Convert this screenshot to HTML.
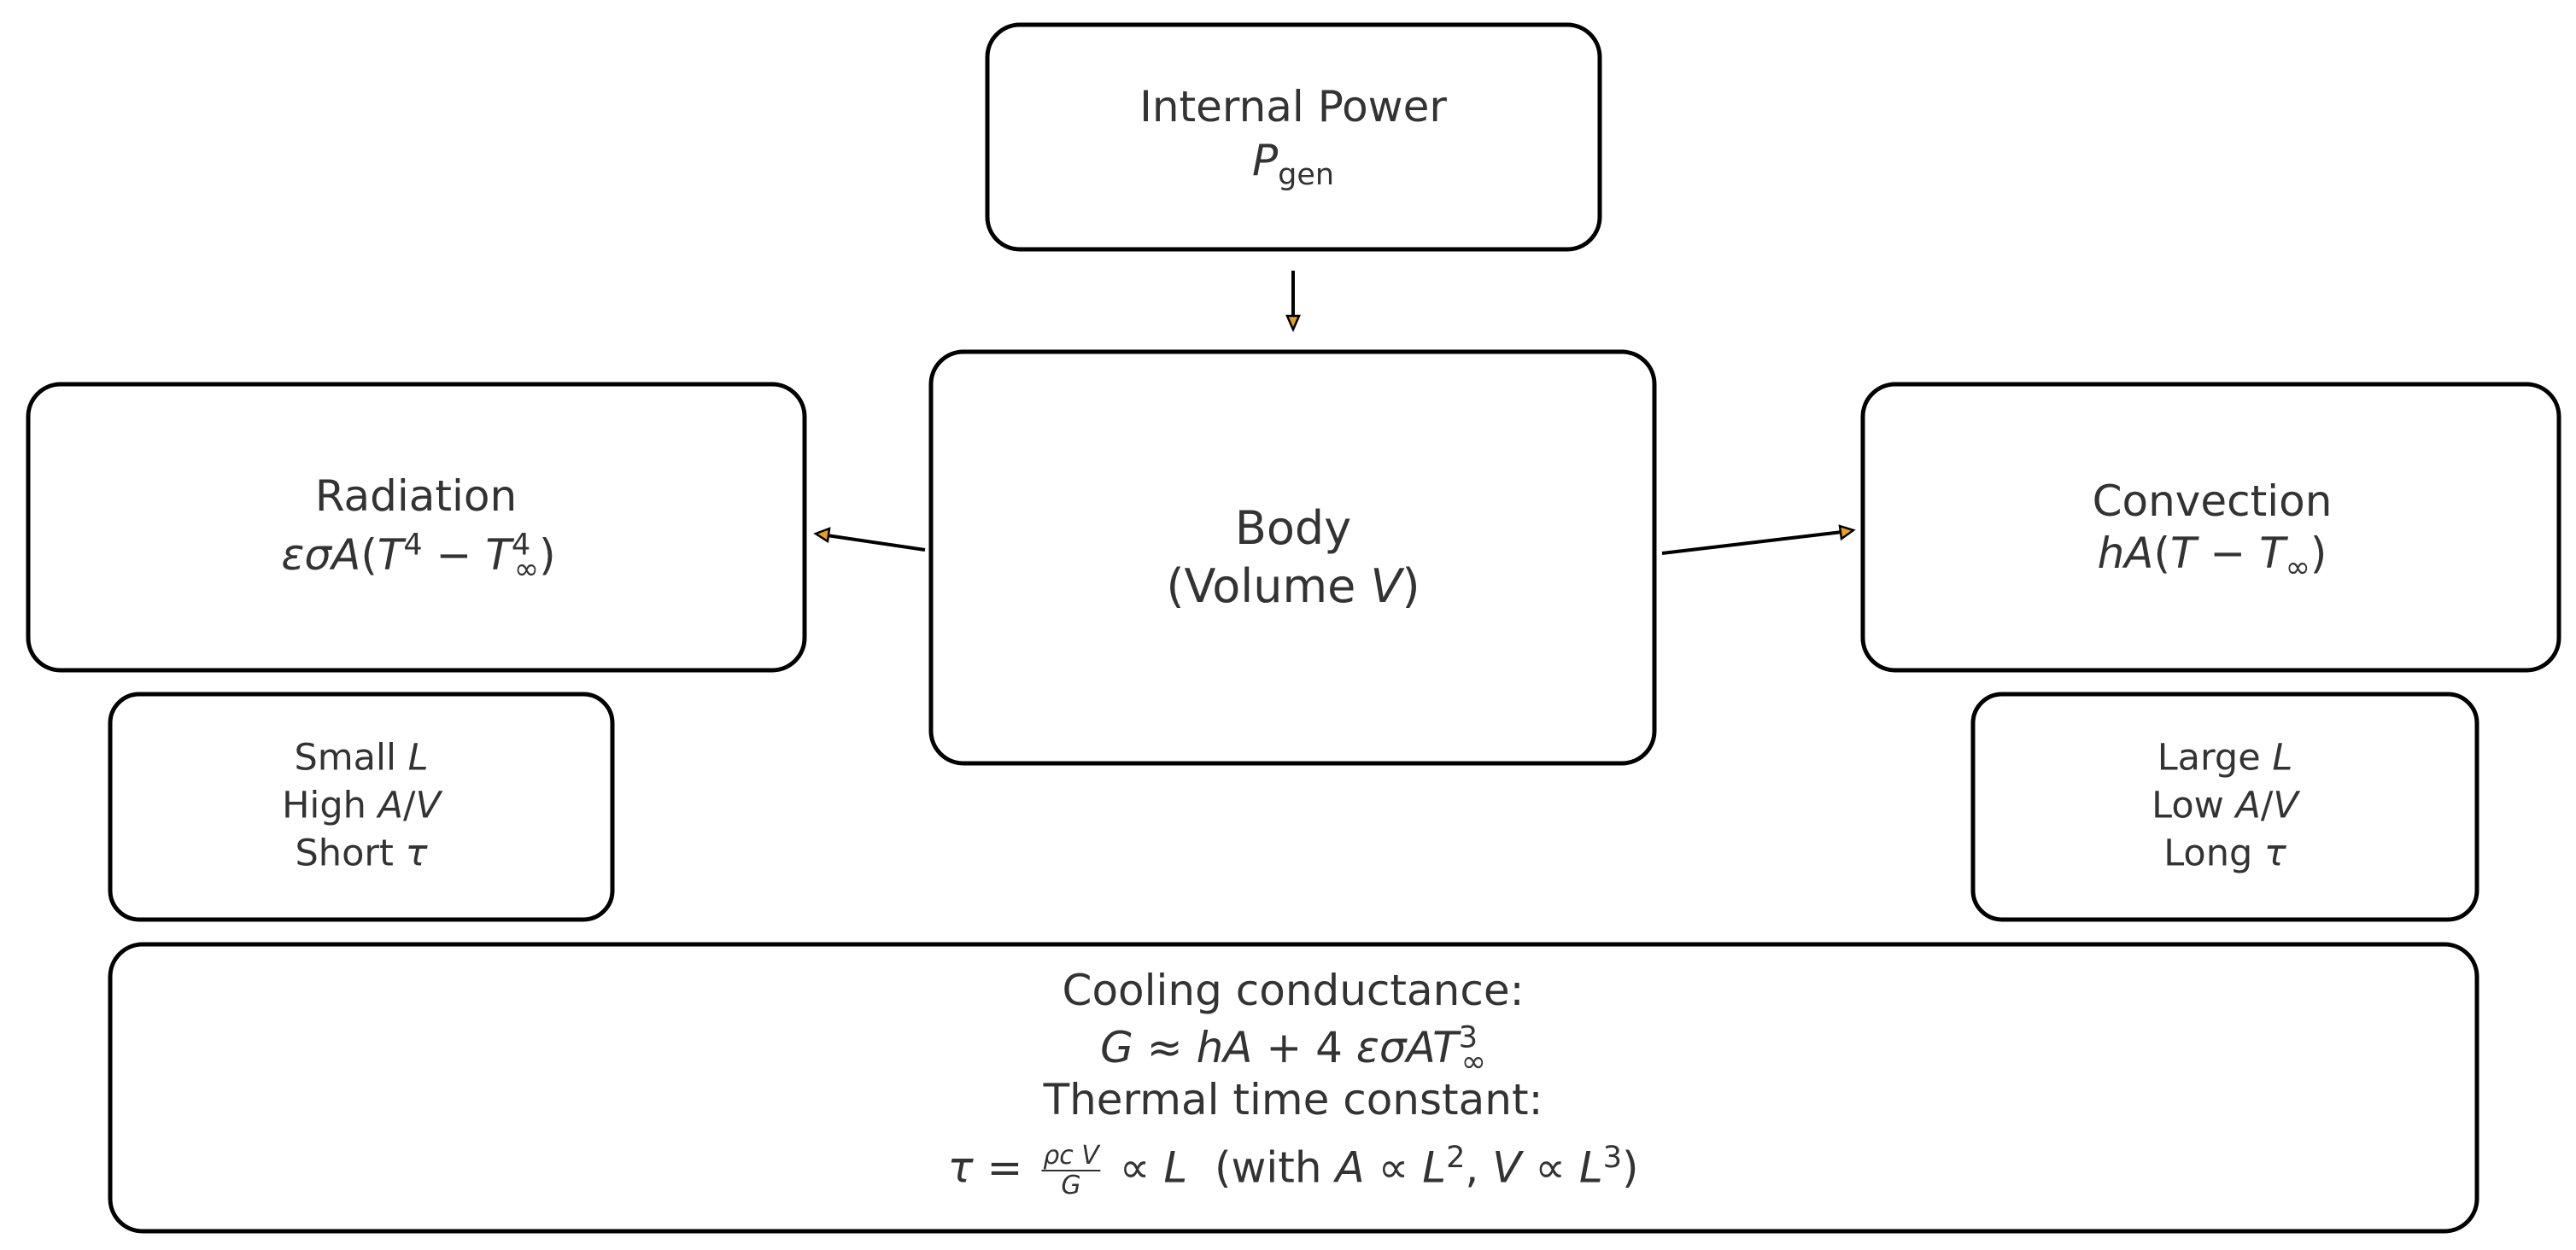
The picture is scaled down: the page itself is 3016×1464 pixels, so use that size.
<!DOCTYPE html>
<html><head><meta charset="utf-8"><style>
body{margin:0;width:3016px;height:1464px;background:#fff;overflow:hidden;position:relative;font-family:"DejaVu Sans","Liberation Sans",sans-serif;color:#333}
.t{position:absolute;transform:translate(-50%,-50%);white-space:nowrap;text-align:center;line-height:1}
i{font-style:italic}
sub,sup{font-size:0.7em;line-height:0}
.f{display:inline-block;vertical-align:middle;font-size:0.6em;text-align:center;line-height:1.1;margin:0 6px}
.f span{display:block}
.f .n{border-bottom:2px solid #333;padding:0 2px}
</style></head><body>
<svg width="3016" height="1464" style="position:absolute;left:0;top:0">
<g fill="none" stroke="#000" stroke-width="5">
<rect x="1156" y="29" width="717" height="263" rx="38"/>
<rect x="1090" y="412" width="847" height="482" rx="38"/>
<rect x="33" y="450" width="909" height="335" rx="38"/>
<rect x="2181" y="450" width="815" height="335" rx="38"/>
<rect x="129" y="813" width="588" height="264" rx="34"/>
<rect x="2310" y="813" width="590" height="264" rx="34"/>
<rect x="129" y="1106" width="2771" height="336" rx="38"/>
</g>
<g stroke="#000" stroke-width="4">
<line x1="1514" y1="317" x2="1514" y2="372"/>
<line x1="1083" y1="644" x2="968" y2="627"/>
<line x1="1946" y1="648" x2="2157" y2="623"/>
</g>
<g fill="#e8a020" stroke="#000" stroke-width="2.5">
<polygon points="1507,370 1521,370 1514,386"/>
<polygon points="971,619 969,634 955,625"/>
<polygon points="2154,616 2156,631 2170,621"/>
</g>
</svg>
<div class="t" style="left:1514px;top:125px;font-size:50px">Internal Power</div>
<div class="t" style="left:1514px;top:188px;font-size:50px"><i>P</i><sub>gen</sub></div>
<div class="t" style="left:487px;top:581px;font-size:50px">Radiation</div>
<div class="t" style="left:490px;top:650px;font-size:50px"><i>εσA</i>(<i>T</i><sup>4</sup> − <i>T</i><sup>4</sup><sub style="margin-left:-0.55em">∞</sub>)</div>
<div class="t" style="left:1514px;top:619px;font-size:54px">Body</div>
<div class="t" style="left:1514px;top:687px;font-size:54px">(Volume <i>V</i>)</div>
<div class="t" style="left:2590px;top:587px;font-size:50px">Convection</div>
<div class="t" style="left:2590px;top:648px;font-size:50px"><i>hA</i>(<i>T</i> − <i>T</i><sub>∞</sub>)</div>
<div class="t" style="left:423px;top:888px;font-size:43px">Small <i>L</i></div>
<div class="t" style="left:423px;top:944px;font-size:43px">High <i>A</i>/<i>V</i></div>
<div class="t" style="left:423px;top:1000px;font-size:43px">Short <i>τ</i></div>
<div class="t" style="left:2605px;top:888px;font-size:43px">Large <i>L</i></div>
<div class="t" style="left:2605px;top:944px;font-size:43px">Low <i>A</i>/<i>V</i></div>
<div class="t" style="left:2605px;top:1000px;font-size:43px">Long <i>τ</i></div>
<div class="t" style="left:1514px;top:1160px;font-size:50px">Cooling conductance:</div>
<div class="t" style="left:1514px;top:1227px;font-size:50px"><i>G</i> ≈ <i>hA</i> + 4 <i>εσAT</i><sup>3</sup><sub style="margin-left:-0.55em">∞</sub></div>
<div class="t" style="left:1514px;top:1288px;font-size:50px">Thermal time constant:</div>
<div class="t" style="left:1514px;top:1371px;font-size:50px"><i>τ</i> = <span class="f"><span class="n"><i>ρc V</i></span><span><i>G</i></span></span> ∝ <i>L</i> &nbsp;(with <i>A</i> ∝ <i>L</i><sup>2</sup>, <i>V</i> ∝ <i>L</i><sup>3</sup>)</div>
</body></html>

Goal of the exercise
Write out the full listing verbatim, excluding its pictures.

Solution to this task
Convert this screenshot to HTML.
The picture is scaled down: the page itself is 3016×1464 pixels, so use that size.
<!DOCTYPE html>
<html><head><meta charset="utf-8"><style>
body{margin:0;width:3016px;height:1464px;background:#fff;overflow:hidden;position:relative;font-family:"DejaVu Sans","Liberation Sans",sans-serif;color:#333}
.t{position:absolute;transform:translate(-50%,-50%);white-space:nowrap;text-align:center;line-height:1}
i{font-style:italic}
sub,sup{font-size:0.7em;line-height:0}
.f{display:inline-block;vertical-align:middle;font-size:0.6em;text-align:center;line-height:1.1;margin:0 6px}
.f span{display:block}
.f .n{border-bottom:2px solid #333;padding:0 2px}
</style></head><body>
<svg width="3016" height="1464" style="position:absolute;left:0;top:0">
<g fill="none" stroke="#000" stroke-width="5">
<rect x="1156" y="29" width="717" height="263" rx="38"/>
<rect x="1090" y="412" width="847" height="482" rx="38"/>
<rect x="33" y="450" width="909" height="335" rx="38"/>
<rect x="2181" y="450" width="815" height="335" rx="38"/>
<rect x="129" y="813" width="588" height="264" rx="34"/>
<rect x="2310" y="813" width="590" height="264" rx="34"/>
<rect x="129" y="1106" width="2771" height="336" rx="38"/>
</g>
<g stroke="#000" stroke-width="4">
<line x1="1514" y1="317" x2="1514" y2="372"/>
<line x1="1083" y1="644" x2="968" y2="627"/>
<line x1="1946" y1="648" x2="2157" y2="623"/>
</g>
<g fill="#e8a020" stroke="#000" stroke-width="2.5">
<polygon points="1507,370 1521,370 1514,386"/>
<polygon points="971,619 969,634 955,625"/>
<polygon points="2154,616 2156,631 2170,621"/>
</g>
</svg>
<div class="t" style="left:1514px;top:125px;font-size:50px">Internal Power</div>
<div class="t" style="left:1514px;top:188px;font-size:50px"><i>P</i><sub>gen</sub></div>
<div class="t" style="left:487px;top:581px;font-size:50px">Radiation</div>
<div class="t" style="left:490px;top:650px;font-size:50px"><i>εσA</i>(<i>T</i><sup>4</sup> − <i>T</i><sup>4</sup><sub style="margin-left:-0.55em">∞</sub>)</div>
<div class="t" style="left:1514px;top:619px;font-size:54px">Body</div>
<div class="t" style="left:1514px;top:687px;font-size:54px">(Volume <i>V</i>)</div>
<div class="t" style="left:2590px;top:587px;font-size:50px">Convection</div>
<div class="t" style="left:2590px;top:648px;font-size:50px"><i>hA</i>(<i>T</i> − <i>T</i><sub>∞</sub>)</div>
<div class="t" style="left:423px;top:888px;font-size:43px">Small <i>L</i></div>
<div class="t" style="left:423px;top:944px;font-size:43px">High <i>A</i>/<i>V</i></div>
<div class="t" style="left:423px;top:1000px;font-size:43px">Short <i>τ</i></div>
<div class="t" style="left:2605px;top:888px;font-size:43px">Large <i>L</i></div>
<div class="t" style="left:2605px;top:944px;font-size:43px">Low <i>A</i>/<i>V</i></div>
<div class="t" style="left:2605px;top:1000px;font-size:43px">Long <i>τ</i></div>
<div class="t" style="left:1514px;top:1160px;font-size:50px">Cooling conductance:</div>
<div class="t" style="left:1514px;top:1227px;font-size:50px"><i>G</i> ≈ <i>hA</i> + 4 <i>εσAT</i><sup>3</sup><sub style="margin-left:-0.55em">∞</sub></div>
<div class="t" style="left:1514px;top:1288px;font-size:50px">Thermal time constant:</div>
<div class="t" style="left:1514px;top:1371px;font-size:50px"><i>τ</i> = <span class="f"><span class="n"><i>ρc V</i></span><span><i>G</i></span></span> ∝ <i>L</i> &nbsp;(with <i>A</i> ∝ <i>L</i><sup>2</sup>, <i>V</i> ∝ <i>L</i><sup>3</sup>)</div>
</body></html>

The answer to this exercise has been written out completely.